US religious colleges are encountering a rising tide of support for gender-related equity that could force them to choose between government funding and acts of exclusion that have grown increasingly unpopular in US society.
One main threat to such colleges is a bill moving through Congress, known as the Equality Act, that would broadly prohibit discrimination on the basis of sexual orientation and gender identity.
Many Christian-affiliated institutions are protesting against the measure, which narrowly passed the House of Representatives and is awaiting a vote in the Senate, fearing it could upset such traditions as student morality codes.
The bill “fails to do justice to the rich complexity of moral traditions that are central to the multi-faith and pluralistic world of 21st century America”, the Council for Christian Colleges and Universities has said in a written dissent.
As reflected in US public opinion, however, the coalition of 140 religiously oriented institutions faces mounting hurdles. An annual survey by the Public Religion Research Institute last year found that 76 per cent of Americans favour laws that protect LGBTQ people from discrimination, up from 72 per cent in 2019 and the highest level since the PRRI began asking in 2015.
The idea of expanded protections is nevertheless facing significant pushback from political conservatives, especially over matters of transgender rights. Lawmakers in more than half of US states are pursuing measures that would ban transgender women and girls playing school sports on female teams.
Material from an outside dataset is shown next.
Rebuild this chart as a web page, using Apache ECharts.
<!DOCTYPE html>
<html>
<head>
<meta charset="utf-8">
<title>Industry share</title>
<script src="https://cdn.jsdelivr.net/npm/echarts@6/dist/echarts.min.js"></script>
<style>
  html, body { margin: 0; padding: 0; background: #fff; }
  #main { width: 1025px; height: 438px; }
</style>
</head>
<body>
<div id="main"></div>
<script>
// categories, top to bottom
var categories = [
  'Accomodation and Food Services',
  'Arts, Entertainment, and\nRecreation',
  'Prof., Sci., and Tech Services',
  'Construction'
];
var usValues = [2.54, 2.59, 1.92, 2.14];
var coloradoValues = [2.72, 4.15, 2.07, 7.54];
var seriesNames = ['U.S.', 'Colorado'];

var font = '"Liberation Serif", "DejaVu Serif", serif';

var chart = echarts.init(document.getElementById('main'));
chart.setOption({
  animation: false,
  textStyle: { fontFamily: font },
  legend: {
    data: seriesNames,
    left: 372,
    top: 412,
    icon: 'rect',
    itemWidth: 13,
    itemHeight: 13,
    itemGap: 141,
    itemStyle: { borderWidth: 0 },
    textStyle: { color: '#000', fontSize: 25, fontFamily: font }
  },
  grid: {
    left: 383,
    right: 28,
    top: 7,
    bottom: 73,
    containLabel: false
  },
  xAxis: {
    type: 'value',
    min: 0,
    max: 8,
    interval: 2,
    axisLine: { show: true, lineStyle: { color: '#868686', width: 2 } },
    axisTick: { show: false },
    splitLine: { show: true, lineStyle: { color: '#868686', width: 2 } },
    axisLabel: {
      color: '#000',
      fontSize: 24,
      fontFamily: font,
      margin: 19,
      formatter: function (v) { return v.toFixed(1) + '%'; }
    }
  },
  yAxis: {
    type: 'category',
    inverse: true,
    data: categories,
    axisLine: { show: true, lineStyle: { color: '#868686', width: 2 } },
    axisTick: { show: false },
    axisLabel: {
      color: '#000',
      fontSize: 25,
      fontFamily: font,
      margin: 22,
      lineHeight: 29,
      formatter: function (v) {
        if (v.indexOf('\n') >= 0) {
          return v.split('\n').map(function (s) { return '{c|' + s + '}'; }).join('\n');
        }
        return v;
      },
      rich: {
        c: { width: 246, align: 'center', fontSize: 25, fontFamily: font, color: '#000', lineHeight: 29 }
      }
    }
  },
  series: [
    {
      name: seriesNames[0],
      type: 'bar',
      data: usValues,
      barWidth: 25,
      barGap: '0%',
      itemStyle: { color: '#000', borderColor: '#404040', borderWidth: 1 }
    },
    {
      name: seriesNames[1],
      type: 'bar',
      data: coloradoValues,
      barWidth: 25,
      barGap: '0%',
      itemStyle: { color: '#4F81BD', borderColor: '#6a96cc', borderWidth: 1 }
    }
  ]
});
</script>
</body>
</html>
And the US Senate, while overwhelmingly confirming Miguel Cardona to be US education secretary earlier this month, saw several senators vote against him over his refusal to denounce the idea of transgender athletes on female teams.
Hundreds of college athletes are pushing in the other direction, signing a letter to the National Collegiate Athletic Association, the main governing body of US college athletics, asking it to forbid championship events in states that impose such bans. A similar tactic by the NCAA proved successful in 2016 after North Carolina passed legislation that restricted transgender use of public bathrooms.
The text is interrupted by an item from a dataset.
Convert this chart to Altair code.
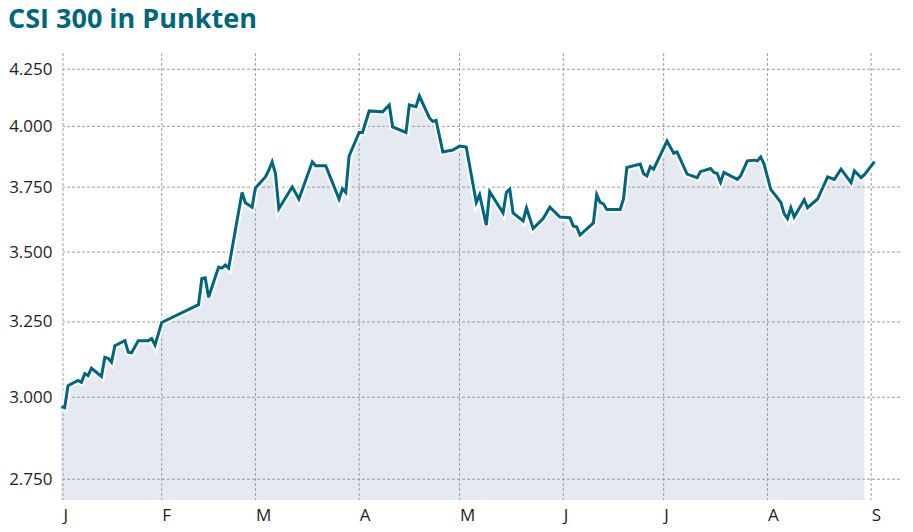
import altair as alt
import pandas as pd

# CSI 300 closing values
dates = [
    "2019-01-02", "2019-01-03", "2019-01-04", "2019-01-07", "2019-01-08", "2019-01-09",
    "2019-01-10", "2019-01-11", "2019-01-14", "2019-01-15", "2019-01-16", "2019-01-17",
    "2019-01-18", "2019-01-21", "2019-01-22", "2019-01-23", "2019-01-25", "2019-01-28",
    "2019-01-29", "2019-01-30", "2019-02-01", "2019-02-12", "2019-02-13", "2019-02-14",
    "2019-02-15", "2019-02-18", "2019-02-19", "2019-02-20", "2019-02-21", "2019-02-25",
    "2019-02-26", "2019-02-28", "2019-03-01", "2019-03-04", "2019-03-05", "2019-03-06",
    "2019-03-07", "2019-03-08", "2019-03-12", "2019-03-14", "2019-03-18", "2019-03-19",
    "2019-03-22", "2019-03-26", "2019-03-27", "2019-03-28", "2019-03-29", "2019-04-01",
    "2019-04-02", "2019-04-04", "2019-04-08", "2019-04-10", "2019-04-11", "2019-04-15",
    "2019-04-16", "2019-04-18", "2019-04-19", "2019-04-22", "2019-04-23", "2019-04-24",
    "2019-04-26", "2019-04-29", "2019-05-01", "2019-05-03", "2019-05-06", "2019-05-07",
    "2019-05-09", "2019-05-10", "2019-05-14", "2019-05-15", "2019-05-16", "2019-05-17",
    "2019-05-20", "2019-05-21", "2019-05-23", "2019-05-26", "2019-05-28", "2019-05-31",
    "2019-06-03", "2019-06-04", "2019-06-05", "2019-06-06", "2019-06-10", "2019-06-11",
    "2019-06-12", "2019-06-13", "2019-06-14", "2019-06-18", "2019-06-19", "2019-06-20",
    "2019-06-24", "2019-06-25", "2019-06-26", "2019-06-27", "2019-06-28", "2019-07-02",
    "2019-07-04", "2019-07-05", "2019-07-08", "2019-07-11", "2019-07-12", "2019-07-15",
    "2019-07-16", "2019-07-17", "2019-07-18", "2019-07-19", "2019-07-23", "2019-07-24",
    "2019-07-26", "2019-07-28", "2019-07-29", "2019-07-30", "2019-07-31", "2019-08-02",
    "2019-08-05", "2019-08-06", "2019-08-07", "2019-08-08", "2019-08-09", "2019-08-12",
    "2019-08-13", "2019-08-16", "2019-08-19", "2019-08-21", "2019-08-23", "2019-08-26",
    "2019-08-27", "2019-08-29", "2019-08-30", "2019-09-02",
]
values = [
    2970, 2967, 3037, 3054, 3048, 3076,
    3070, 3094, 3067, 3130, 3127, 3114,
    3169, 3186, 3147, 3145, 3186, 3186,
    3193, 3171, 3248, 3310, 3403, 3406,
    3336, 3445, 3441, 3452, 3441, 3729,
    3688, 3671, 3747, 3791, 3818, 3852,
    3804, 3665, 3751, 3703, 3852, 3836,
    3836, 3703, 3744, 3729, 3876, 3974,
    3974, 4066, 4062, 4092, 3998, 3974,
    4092, 4084, 4131, 4036, 4021, 4025,
    3893, 3901, 3917, 3913, 3690, 3720,
    3602, 3732, 3649, 3729, 3742, 3649,
    3618, 3668, 3589, 3627, 3671, 3633,
    3630, 3598, 3595, 3564, 3610, 3720,
    3690, 3684, 3662, 3662, 3703, 3829,
    3843, 3804, 3795, 3832, 3822, 3938,
    3887, 3893, 3802, 3788, 3812, 3825,
    3809, 3805, 3770, 3809, 3781, 3795,
    3856, 3859, 3856, 3872, 3843, 3741,
    3690, 3646, 3627, 3669, 3633, 3700,
    3669, 3703, 3791, 3781, 3822, 3768,
    3815, 3788, 3800, 3853,
]
area_end = "2019-08-30"

title_text = ["CSI 300 in Punkten"]
month_ticks = [
    "2019-01-02T12:00:00Z", "2019-02-01T00:00:00Z", "2019-03-01T00:00:00Z",
    "2019-04-01T00:00:00Z", "2019-05-01T00:00:00Z", "2019-06-01T00:00:00Z",
    "2019-07-01T00:00:00Z", "2019-08-01T00:00:00Z", "2019-09-01T00:00:00Z",
]
y_ticks = [2750, 3000, 3250, 3500, 3750, 4000, 4250]
y_domain = [2690, 4324]

TEAL = "#006680"
FILL = "#e4e9f2"
GRID = "#9c9c9c"
FONT = "Open Sans"

W, H = 837, 447

df = pd.DataFrame({"date": dates, "value": values})
df_area = df[df["date"] <= area_end]
df_mt = pd.DataFrame({"t": month_ticks})
df_yt = pd.DataFrame({"v": y_ticks})
df_title = pd.DataFrame({"title": title_text})


def dt(s):
    d, t = s.rstrip("Z").split("T")
    yy, mm, dd = (int(p) for p in d.split("-"))
    hh = int(t.split(":")[0])
    return alt.DateTime(year=yy, month=mm, date=dd, hours=hh, utc=True)


x_scale = alt.Scale(
    type="utc",
    domain=[alt.DateTime(year=2019, month=1, date=2, hours=12, utc=True),
            alt.DateTime(year=2019, month=9, date=9, hours=15, utc=True)],
)
y_scale = alt.Scale(type="log", domain=y_domain, nice=False, zero=False)

x_axis = alt.Axis(
    values=[dt(s) for s in month_ticks],
    labelExpr="substring(utcFormat(datum.value, '%b'), 0, 1)",
    grid=False, domain=False, ticks=False, title=None,
    labelAlign="left", labelBaseline="top", labelPadding=7,
    labelFont=FONT, labelFontSize=17, labelColor="#1e1e1e", labelFlush=False,
)
y_axis = alt.Axis(
    values=y_ticks,
    labelExpr="replace(format(datum.value, ','), ',', '.')",
    grid=False, domain=False, ticks=False, title=None,
    labelPadding=11, labelFont=FONT, labelFontSize=17, labelColor="#1e1e1e",
)

X = alt.X("date:T", scale=x_scale, axis=x_axis)
Y = alt.Y("value:Q", scale=y_scale, axis=y_axis, stack=None)

area = alt.Chart(df_area).mark_area(color=FILL).encode(
    x=X, y=Y, y2=alt.value(H),
)

hgrid = alt.Chart(df_yt).mark_rule(color=GRID, strokeDash=[3, 2], strokeWidth=1).encode(
    y=alt.Y("v:Q", scale=y_scale, axis=y_axis)
)
vgrid = alt.Chart(df_mt).mark_rule(color=GRID, strokeDash=[3, 2], strokeWidth=1).encode(
    x=alt.X("t:T", scale=x_scale, axis=x_axis)
)

halo = alt.Chart(df).mark_line(color="white", strokeWidth=7).encode(x=X, y=Y)
line = alt.Chart(df).mark_line(color=TEAL, strokeWidth=3).encode(x=X, y=Y)

title = alt.Chart(df_title).mark_text(
    align="left", baseline="alphabetic", font=FONT, fontSize=27,
    fontWeight="bold", color=TEAL,
).encode(text="title:N", x=alt.value(-55), y=alt.value(-25))

chart = alt.layer(area, hgrid, vgrid, halo, line, title).properties(
    width=W,
    height=H,
    autosize=alt.AutoSizeParams(type="none"),
    padding={"left": 55, "top": 45, "right": 4, "bottom": 24},
).configure_view(stroke=None)

chart.save("out.html", embed_options={"renderer": "svg", "actions": False})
The NCAA’s own policy lets transgender athletes compete on women’s teams after they have had a year of hormone-suppression treatment. And although they are battling the Equality Act, US Christian colleges are showing greater recognition of the need to somehow find more of a middle ground on LGBTQ-related discrimination.
The text of the Equality Act is problematic, according to the Council for Christian Colleges and Universities, because it explicitly excludes itself from a 1993 law that largely allows religious-based exceptions from federal laws.
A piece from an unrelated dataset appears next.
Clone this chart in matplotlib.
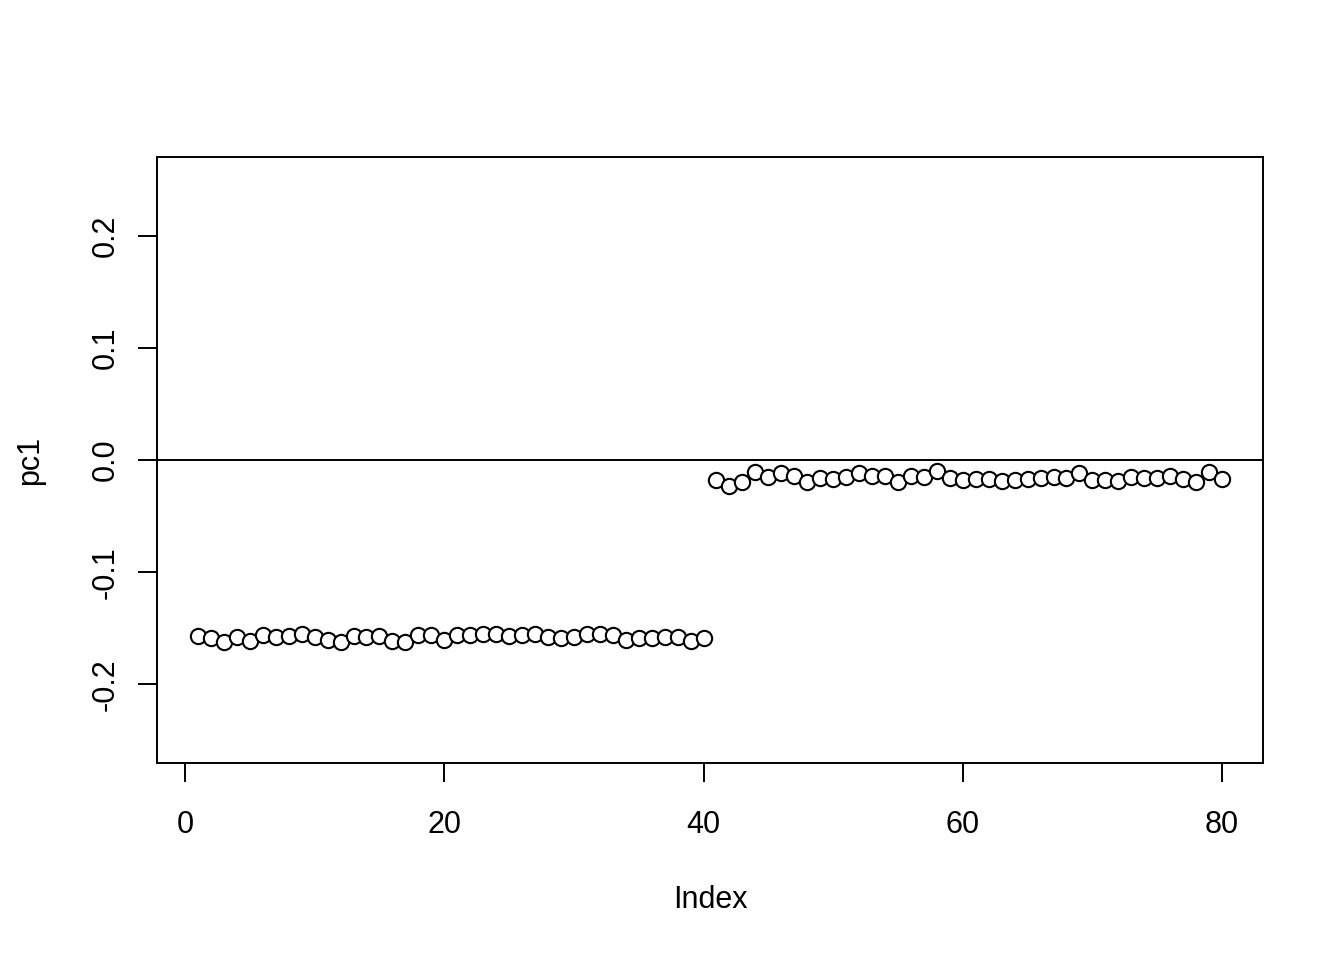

The Council instead backs an alternative pending in Congress known as the Fairness for All Act that contains LGBTQ protections with more explicit religious exemptions.
Experts anticipate some level of compromise between the two approaches ahead of a Senate vote, given that Congress is unlikely to make a change in law that would leave colleges and universities ineligible for the federal money that is critical to their survival.
Even the lead legislative author of the Equality Act has suggested that he ultimately means to pose little threat to longstanding operations at religious colleges. The lawmaker, David Cicilline, a Democrat, has said that his measure would protect institutions with a proven record of religious motivation behind their policies.
The Council for Christian Colleges and Universities, however, wasn’t convinced, calling the 1993 law “an irreplaceable protection”.